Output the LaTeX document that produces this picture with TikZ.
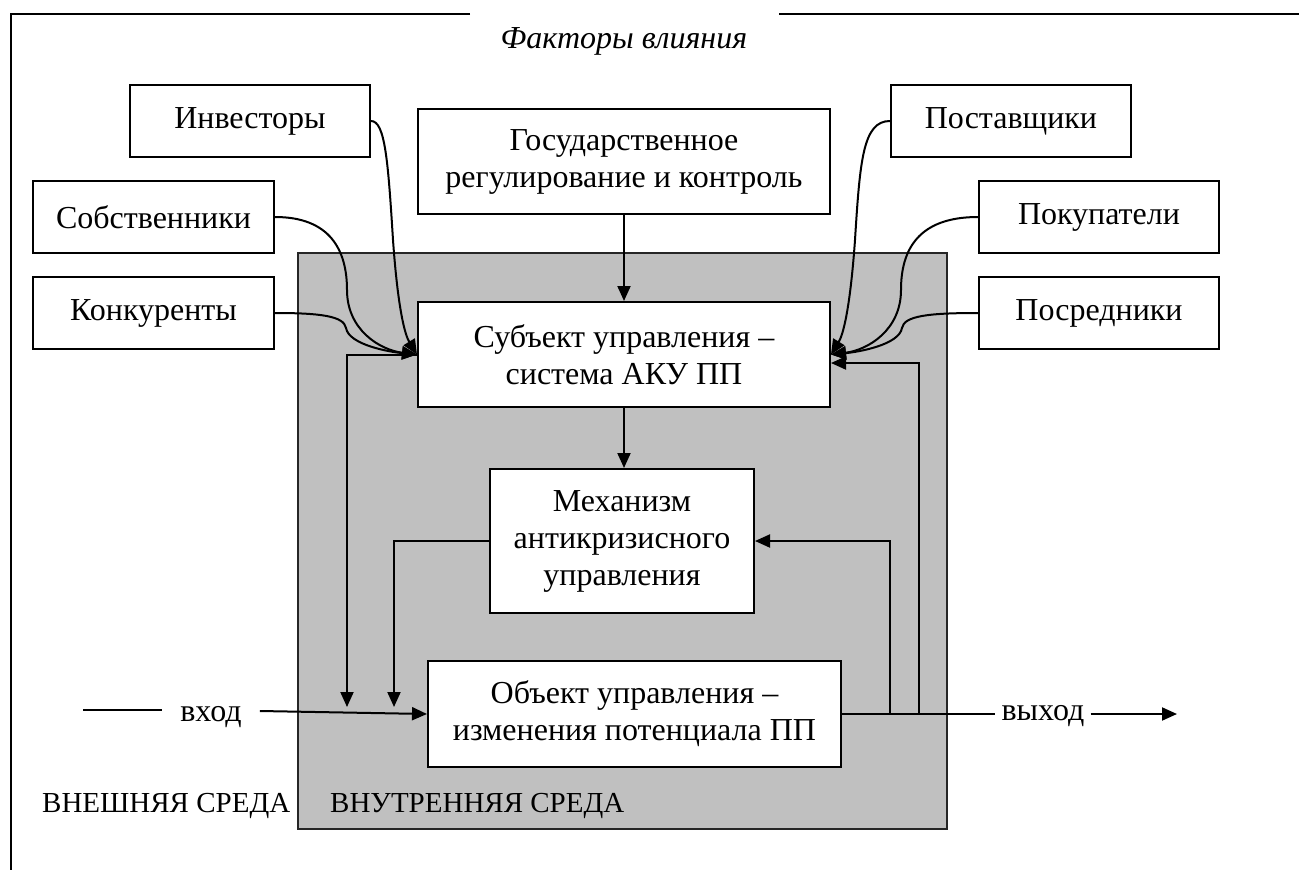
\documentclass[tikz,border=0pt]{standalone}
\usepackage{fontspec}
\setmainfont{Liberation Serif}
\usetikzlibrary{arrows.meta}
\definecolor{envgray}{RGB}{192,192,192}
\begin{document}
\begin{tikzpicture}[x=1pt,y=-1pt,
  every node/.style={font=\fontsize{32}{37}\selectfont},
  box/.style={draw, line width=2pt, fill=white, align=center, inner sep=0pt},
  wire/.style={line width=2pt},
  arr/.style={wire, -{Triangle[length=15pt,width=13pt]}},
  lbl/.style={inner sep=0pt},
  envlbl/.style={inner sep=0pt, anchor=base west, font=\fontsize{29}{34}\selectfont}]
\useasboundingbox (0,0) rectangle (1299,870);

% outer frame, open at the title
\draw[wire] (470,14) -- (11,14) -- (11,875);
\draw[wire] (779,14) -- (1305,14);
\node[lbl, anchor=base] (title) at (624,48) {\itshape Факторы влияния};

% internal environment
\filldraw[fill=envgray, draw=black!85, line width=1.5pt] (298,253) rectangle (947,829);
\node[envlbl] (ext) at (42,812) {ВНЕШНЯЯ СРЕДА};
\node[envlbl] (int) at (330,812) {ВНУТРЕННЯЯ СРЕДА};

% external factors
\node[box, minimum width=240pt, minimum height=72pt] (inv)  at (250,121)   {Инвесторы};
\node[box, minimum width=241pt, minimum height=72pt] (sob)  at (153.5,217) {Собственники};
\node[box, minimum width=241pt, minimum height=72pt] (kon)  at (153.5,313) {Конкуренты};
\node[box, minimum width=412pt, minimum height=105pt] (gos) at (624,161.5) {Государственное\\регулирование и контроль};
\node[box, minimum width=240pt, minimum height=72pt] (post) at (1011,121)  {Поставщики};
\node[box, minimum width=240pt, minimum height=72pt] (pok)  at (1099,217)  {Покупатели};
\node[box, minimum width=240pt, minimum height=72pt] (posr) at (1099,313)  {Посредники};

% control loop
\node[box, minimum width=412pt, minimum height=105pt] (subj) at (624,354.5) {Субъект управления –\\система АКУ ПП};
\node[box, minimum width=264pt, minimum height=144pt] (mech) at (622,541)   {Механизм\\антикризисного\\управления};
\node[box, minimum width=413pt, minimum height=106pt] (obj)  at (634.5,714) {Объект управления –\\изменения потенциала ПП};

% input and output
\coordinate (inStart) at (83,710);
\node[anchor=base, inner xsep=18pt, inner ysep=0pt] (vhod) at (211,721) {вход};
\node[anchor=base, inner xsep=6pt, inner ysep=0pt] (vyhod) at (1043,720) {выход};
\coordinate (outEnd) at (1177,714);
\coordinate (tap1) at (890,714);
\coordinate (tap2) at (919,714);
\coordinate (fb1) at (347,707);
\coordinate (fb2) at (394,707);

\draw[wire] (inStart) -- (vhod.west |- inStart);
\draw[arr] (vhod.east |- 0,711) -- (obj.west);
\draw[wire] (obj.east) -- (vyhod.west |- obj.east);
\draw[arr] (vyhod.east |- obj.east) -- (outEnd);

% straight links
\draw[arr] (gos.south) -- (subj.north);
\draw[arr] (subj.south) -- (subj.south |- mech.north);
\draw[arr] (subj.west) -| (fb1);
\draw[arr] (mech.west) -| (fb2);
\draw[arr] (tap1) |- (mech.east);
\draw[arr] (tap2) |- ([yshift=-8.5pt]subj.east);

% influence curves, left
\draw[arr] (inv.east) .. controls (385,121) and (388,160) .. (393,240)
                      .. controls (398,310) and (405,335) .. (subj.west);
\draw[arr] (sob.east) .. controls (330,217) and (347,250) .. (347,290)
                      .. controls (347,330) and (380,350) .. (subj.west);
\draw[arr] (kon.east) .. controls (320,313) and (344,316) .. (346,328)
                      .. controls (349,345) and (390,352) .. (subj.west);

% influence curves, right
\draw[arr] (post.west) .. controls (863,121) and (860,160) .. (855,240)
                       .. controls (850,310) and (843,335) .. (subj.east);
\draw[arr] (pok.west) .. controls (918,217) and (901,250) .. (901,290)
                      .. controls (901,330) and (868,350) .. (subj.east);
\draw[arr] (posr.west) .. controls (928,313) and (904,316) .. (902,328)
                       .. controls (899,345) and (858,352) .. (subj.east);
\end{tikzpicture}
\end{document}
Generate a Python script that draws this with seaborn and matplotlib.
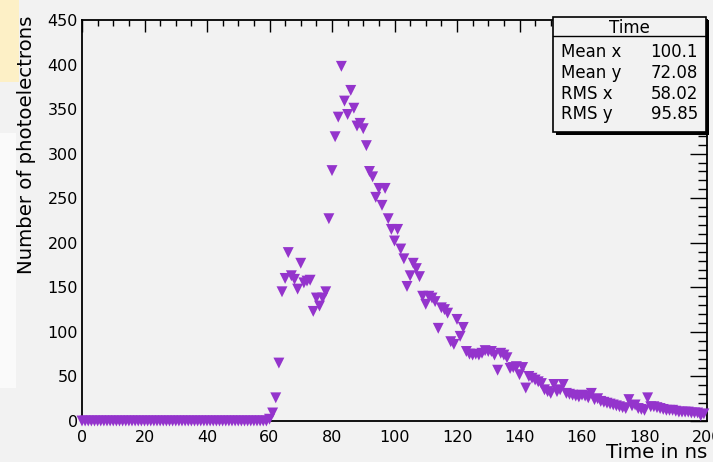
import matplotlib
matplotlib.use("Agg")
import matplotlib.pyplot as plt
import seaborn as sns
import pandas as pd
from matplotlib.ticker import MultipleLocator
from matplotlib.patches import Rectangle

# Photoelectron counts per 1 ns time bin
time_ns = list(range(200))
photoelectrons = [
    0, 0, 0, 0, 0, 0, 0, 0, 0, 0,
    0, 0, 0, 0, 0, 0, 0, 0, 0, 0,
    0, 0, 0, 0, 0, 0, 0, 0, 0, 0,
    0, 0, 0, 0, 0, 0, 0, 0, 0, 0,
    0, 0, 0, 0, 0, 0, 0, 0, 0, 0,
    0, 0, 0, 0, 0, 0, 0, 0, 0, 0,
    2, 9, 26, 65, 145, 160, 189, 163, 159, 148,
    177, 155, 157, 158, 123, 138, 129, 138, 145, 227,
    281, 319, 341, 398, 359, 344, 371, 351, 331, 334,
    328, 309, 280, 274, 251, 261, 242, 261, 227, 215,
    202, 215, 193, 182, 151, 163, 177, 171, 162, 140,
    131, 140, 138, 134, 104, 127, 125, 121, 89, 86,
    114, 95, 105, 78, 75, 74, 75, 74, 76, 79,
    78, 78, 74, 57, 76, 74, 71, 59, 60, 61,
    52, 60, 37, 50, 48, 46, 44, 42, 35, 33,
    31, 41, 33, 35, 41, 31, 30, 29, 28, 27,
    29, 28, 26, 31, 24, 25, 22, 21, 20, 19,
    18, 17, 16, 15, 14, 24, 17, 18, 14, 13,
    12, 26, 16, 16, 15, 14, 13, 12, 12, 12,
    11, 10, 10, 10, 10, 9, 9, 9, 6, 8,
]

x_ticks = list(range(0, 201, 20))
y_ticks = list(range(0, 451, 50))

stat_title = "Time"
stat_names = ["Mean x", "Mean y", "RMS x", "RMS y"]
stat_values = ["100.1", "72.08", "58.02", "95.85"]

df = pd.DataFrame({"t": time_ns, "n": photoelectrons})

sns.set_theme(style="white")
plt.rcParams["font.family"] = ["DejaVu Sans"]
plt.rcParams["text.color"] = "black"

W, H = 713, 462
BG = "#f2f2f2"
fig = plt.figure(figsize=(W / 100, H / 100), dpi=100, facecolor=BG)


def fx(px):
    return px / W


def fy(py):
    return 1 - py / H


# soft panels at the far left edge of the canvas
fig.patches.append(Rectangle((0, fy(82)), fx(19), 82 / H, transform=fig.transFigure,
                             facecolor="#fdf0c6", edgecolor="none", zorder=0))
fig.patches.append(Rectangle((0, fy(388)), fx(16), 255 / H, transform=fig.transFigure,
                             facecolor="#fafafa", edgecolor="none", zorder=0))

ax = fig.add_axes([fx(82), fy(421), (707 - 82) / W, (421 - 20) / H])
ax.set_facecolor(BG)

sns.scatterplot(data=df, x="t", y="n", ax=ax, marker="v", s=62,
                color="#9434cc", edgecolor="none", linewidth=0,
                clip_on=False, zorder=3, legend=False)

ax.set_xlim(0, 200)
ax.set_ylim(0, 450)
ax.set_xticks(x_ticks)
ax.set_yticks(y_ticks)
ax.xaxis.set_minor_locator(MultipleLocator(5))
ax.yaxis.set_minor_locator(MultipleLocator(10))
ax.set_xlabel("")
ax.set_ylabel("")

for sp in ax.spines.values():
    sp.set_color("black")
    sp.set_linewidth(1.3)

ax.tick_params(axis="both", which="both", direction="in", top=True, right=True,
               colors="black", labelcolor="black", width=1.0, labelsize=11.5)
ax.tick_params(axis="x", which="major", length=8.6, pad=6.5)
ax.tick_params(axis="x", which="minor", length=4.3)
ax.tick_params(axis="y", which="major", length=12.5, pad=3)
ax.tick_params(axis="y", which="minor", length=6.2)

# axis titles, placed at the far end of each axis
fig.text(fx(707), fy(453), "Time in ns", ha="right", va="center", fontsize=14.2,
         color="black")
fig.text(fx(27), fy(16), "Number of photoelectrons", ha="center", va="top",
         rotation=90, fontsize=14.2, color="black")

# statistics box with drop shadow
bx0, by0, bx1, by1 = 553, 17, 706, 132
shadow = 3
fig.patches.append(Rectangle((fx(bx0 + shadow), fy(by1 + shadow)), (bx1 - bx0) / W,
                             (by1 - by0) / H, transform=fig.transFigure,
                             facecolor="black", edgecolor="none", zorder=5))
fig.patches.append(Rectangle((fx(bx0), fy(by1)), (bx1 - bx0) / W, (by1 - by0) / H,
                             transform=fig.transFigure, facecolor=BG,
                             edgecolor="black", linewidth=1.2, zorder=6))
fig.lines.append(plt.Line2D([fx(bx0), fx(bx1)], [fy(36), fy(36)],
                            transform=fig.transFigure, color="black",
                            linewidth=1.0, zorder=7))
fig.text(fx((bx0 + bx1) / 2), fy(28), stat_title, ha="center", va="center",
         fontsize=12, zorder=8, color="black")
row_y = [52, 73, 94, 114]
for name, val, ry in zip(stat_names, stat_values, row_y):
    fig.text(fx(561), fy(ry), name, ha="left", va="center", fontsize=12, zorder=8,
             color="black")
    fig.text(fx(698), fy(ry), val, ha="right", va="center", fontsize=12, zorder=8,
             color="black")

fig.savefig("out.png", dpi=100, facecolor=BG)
▬▬▬
* _WHAT YOU HAVE TO DO_
Word for word, retype the lines in the entries above that run from the one with "Generate a Python" through the one with "from matplotlib.patches import Rectangle". Both ends count; pictures do not.

* _TASK RESULT_
Generate a Python script that draws this with seaborn and matplotlib.
import matplotlib
matplotlib.use("Agg")
import matplotlib.pyplot as plt
import seaborn as sns
import pandas as pd
from matplotlib.ticker import MultipleLocator
from matplotlib.patches import Rectangle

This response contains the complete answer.